Extracted data entries ->

◇ ◇ ◇ ◇

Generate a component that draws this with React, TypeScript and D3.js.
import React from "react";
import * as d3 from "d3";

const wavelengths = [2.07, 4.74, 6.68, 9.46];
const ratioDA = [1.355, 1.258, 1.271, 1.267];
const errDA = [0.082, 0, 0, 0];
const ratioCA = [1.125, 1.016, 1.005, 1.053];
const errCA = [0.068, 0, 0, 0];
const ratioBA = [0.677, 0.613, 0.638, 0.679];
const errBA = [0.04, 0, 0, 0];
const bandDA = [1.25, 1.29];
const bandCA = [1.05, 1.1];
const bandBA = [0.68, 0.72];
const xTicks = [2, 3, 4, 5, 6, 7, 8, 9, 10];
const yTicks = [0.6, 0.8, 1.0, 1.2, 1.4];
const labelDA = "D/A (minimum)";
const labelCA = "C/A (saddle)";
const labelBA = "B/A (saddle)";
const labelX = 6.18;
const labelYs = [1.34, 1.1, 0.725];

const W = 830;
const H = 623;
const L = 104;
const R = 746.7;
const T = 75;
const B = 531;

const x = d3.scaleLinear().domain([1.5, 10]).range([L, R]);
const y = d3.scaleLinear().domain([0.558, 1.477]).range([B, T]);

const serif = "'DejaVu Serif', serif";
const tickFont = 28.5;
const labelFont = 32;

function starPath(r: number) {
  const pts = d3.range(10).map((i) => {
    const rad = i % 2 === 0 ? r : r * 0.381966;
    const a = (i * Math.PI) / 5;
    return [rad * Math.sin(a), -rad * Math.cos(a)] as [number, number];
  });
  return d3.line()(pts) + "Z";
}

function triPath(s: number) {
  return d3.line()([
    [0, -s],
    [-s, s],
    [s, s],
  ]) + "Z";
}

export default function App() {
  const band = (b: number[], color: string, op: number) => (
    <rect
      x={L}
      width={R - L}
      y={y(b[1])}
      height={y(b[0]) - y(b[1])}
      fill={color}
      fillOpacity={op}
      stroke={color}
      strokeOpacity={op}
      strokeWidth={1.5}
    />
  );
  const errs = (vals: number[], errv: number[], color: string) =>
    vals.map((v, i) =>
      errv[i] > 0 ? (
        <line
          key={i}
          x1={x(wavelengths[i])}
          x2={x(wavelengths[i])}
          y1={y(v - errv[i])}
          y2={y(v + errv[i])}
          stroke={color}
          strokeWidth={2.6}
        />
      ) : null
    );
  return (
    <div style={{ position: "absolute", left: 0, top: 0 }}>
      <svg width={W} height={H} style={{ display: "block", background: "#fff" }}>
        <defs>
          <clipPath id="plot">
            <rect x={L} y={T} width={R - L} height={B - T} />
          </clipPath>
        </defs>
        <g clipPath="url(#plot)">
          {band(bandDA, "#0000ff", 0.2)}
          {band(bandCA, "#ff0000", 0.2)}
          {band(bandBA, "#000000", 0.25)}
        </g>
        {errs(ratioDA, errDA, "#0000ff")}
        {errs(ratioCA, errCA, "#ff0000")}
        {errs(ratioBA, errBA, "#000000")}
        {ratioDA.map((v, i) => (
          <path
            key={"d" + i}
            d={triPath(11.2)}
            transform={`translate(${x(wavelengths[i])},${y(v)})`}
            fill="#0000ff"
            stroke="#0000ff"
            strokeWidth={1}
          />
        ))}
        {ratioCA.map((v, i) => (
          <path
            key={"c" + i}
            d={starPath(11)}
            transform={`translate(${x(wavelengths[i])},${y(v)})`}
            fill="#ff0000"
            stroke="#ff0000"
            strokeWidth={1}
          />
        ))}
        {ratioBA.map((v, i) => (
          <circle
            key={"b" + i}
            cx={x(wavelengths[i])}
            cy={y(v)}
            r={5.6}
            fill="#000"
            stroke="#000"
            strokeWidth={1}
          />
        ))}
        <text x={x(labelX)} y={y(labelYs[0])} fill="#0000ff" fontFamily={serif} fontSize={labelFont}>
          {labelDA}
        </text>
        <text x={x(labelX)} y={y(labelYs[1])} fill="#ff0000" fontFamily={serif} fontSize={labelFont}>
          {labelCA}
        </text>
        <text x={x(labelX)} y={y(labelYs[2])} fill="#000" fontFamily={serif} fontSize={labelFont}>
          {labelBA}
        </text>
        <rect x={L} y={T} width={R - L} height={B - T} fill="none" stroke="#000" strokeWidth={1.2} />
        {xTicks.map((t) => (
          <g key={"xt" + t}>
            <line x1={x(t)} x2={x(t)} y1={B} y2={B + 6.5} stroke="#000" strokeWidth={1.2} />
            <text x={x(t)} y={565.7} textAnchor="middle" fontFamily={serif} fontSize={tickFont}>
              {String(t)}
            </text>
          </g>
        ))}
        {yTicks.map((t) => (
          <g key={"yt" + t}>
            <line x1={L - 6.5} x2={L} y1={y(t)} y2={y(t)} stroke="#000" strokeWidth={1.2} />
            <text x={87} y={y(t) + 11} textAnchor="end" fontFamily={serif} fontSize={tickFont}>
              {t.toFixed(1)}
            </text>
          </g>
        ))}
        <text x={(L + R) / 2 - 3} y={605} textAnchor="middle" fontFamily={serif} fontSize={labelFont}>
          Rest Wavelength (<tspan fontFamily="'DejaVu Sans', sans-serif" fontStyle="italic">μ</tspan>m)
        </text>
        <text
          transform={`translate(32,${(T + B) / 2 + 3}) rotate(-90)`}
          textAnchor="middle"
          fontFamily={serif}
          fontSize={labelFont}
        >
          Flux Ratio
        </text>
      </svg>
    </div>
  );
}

◇ ◇ ◇ ◇

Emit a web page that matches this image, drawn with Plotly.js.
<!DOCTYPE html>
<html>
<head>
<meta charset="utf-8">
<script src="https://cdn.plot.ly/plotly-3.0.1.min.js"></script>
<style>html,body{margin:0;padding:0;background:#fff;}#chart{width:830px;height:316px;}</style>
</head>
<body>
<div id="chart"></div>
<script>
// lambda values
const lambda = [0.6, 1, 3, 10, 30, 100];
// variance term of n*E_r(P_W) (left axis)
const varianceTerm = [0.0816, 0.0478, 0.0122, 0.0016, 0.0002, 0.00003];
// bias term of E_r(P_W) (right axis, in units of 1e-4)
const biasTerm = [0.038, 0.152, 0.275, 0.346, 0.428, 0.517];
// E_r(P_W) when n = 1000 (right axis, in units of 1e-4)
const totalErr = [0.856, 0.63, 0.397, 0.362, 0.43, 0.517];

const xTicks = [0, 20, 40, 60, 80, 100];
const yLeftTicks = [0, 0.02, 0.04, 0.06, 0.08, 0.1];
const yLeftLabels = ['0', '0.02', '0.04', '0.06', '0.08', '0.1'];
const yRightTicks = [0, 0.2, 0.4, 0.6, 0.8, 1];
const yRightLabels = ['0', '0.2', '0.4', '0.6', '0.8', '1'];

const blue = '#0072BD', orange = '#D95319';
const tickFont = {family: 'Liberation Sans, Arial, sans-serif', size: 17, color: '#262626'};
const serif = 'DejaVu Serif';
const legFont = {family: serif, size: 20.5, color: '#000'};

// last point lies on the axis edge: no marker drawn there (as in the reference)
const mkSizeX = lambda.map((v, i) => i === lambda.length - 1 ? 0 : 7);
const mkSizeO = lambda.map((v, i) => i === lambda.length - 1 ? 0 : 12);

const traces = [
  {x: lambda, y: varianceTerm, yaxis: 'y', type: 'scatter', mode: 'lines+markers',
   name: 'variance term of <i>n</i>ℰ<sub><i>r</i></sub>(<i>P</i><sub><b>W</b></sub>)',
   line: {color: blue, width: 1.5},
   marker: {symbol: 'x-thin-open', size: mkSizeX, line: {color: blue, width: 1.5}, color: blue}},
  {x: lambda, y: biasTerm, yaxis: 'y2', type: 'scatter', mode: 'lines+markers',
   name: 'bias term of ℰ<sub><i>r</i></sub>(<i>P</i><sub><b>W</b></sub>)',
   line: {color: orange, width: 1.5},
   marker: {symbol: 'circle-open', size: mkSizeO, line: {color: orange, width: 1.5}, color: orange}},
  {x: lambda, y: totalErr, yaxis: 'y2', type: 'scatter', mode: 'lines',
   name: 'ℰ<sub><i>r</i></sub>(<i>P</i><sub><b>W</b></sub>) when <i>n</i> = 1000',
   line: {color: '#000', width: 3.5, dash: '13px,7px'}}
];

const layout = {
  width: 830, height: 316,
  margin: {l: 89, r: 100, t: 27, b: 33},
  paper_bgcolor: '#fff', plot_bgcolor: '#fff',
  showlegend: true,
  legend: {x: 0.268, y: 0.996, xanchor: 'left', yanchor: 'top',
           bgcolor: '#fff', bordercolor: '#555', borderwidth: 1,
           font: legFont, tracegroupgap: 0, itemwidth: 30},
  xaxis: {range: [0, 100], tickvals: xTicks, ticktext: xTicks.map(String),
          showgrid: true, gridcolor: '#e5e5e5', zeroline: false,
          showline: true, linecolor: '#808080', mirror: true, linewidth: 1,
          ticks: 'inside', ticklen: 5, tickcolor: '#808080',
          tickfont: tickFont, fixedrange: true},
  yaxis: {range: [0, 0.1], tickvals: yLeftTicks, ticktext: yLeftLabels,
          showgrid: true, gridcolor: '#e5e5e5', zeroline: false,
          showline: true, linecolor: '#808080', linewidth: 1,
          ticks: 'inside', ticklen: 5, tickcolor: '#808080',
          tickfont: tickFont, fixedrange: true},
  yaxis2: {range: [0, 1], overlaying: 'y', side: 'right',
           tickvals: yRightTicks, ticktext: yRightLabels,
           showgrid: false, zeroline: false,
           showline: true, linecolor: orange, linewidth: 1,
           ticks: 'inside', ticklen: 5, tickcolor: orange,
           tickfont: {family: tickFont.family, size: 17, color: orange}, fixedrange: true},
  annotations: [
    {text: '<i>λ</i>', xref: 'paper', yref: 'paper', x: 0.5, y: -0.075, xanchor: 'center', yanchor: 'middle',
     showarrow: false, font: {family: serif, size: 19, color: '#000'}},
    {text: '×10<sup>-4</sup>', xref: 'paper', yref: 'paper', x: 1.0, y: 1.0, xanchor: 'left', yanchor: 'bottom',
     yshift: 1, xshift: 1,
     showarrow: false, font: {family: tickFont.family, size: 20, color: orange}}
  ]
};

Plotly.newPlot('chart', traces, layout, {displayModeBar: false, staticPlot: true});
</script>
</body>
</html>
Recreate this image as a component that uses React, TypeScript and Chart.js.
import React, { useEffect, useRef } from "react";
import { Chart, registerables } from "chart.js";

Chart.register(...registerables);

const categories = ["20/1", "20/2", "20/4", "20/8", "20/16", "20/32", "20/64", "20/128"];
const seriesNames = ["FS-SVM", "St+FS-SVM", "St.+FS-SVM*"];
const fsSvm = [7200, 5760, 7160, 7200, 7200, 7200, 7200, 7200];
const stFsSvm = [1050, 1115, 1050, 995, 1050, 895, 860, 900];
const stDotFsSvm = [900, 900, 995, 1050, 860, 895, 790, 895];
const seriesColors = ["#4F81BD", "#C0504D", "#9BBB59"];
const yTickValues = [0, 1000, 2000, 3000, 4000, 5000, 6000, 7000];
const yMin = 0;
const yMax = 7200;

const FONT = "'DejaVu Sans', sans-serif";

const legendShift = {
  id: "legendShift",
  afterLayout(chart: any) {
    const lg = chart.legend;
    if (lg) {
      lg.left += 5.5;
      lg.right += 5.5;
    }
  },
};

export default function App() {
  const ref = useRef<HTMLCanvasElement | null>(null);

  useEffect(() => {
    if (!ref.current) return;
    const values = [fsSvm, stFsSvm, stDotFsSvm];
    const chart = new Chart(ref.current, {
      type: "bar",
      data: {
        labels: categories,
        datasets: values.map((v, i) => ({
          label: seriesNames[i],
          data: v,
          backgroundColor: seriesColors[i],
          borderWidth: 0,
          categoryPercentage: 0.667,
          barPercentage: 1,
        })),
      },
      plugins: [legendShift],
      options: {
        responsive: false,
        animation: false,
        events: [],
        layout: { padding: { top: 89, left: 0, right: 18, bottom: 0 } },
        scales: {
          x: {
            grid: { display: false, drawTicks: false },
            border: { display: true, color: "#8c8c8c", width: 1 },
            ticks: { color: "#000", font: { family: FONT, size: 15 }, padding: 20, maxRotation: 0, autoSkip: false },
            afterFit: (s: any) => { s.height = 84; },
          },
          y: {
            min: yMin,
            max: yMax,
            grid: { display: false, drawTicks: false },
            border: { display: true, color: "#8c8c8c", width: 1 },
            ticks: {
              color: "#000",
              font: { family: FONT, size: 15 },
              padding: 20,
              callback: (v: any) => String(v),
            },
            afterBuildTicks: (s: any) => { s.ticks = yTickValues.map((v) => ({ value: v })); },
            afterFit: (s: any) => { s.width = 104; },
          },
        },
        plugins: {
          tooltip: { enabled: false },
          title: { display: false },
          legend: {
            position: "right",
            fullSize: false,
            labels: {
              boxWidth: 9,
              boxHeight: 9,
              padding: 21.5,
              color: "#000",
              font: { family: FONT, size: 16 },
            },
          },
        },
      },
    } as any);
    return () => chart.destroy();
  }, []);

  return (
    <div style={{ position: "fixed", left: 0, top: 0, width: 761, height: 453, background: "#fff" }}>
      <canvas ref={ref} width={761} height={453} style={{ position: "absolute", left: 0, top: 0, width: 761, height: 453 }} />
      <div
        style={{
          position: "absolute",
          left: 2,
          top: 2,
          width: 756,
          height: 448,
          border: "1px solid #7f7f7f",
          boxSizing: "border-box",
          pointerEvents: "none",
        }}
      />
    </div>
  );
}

◇ ◇ ◇ ◇

INSTRUCTIONS FOR THE TASK -> Scan the lines above for "with", then copy every one that has it.

TASK ANSWER ->
Generate a component that draws this with React, TypeScript and D3.js.
Emit a web page that matches this image, drawn with Plotly.js.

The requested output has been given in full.